- Besri Location within Iran
- Coordinates: 33°44′26″N 48°49′14″E﻿ / ﻿33.74056°N 48.82056°E
- Country: Iran
- Province: Lorestan
- County: Borujerd
- District: Shirvan
- Rural District: Shirvan-e Gharbi

Population (2016)
- • Total: 799
- Time zone: UTC+3:30 (IRST)

= Besri, Lorestan =

Village in Lorestan province, Iran

Besri (بصري) (Note: Also romanized as Başarī and Beşrī; also known as Başran, Başrān, Basren, and Basri (بسري)) is a village in Shirvan-e Gharbi Rural District of Shirvan District in Borujerd County, Lorestan province, Iran.

==Demographics==
===Population===
At the time of the 2006 National Census, the village's population was 1,092 in 252 households, when it was in Shirvan Rural District (Note: Renamed Shirvan-e Sharqi Rural District) of the Central District.

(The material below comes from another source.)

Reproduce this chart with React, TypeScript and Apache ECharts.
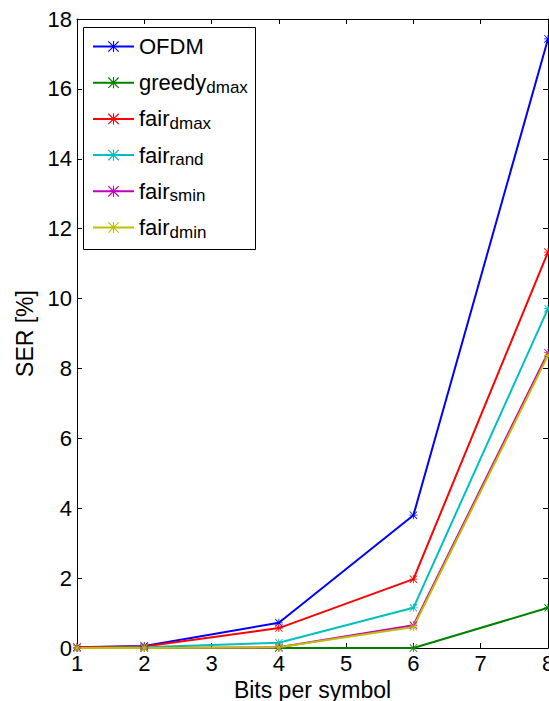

The following census in 2011 counted 966 people in 252 households. The 2016 census measured the population of the village as 799 people in 221 households.

In 2021, the rural district was separated from the district in the formation of Shirvan District and renamed Shirvan-e Sharqi Rural District. Besri was transferred to Shirvan-e Gharbi Rural District created in the new district.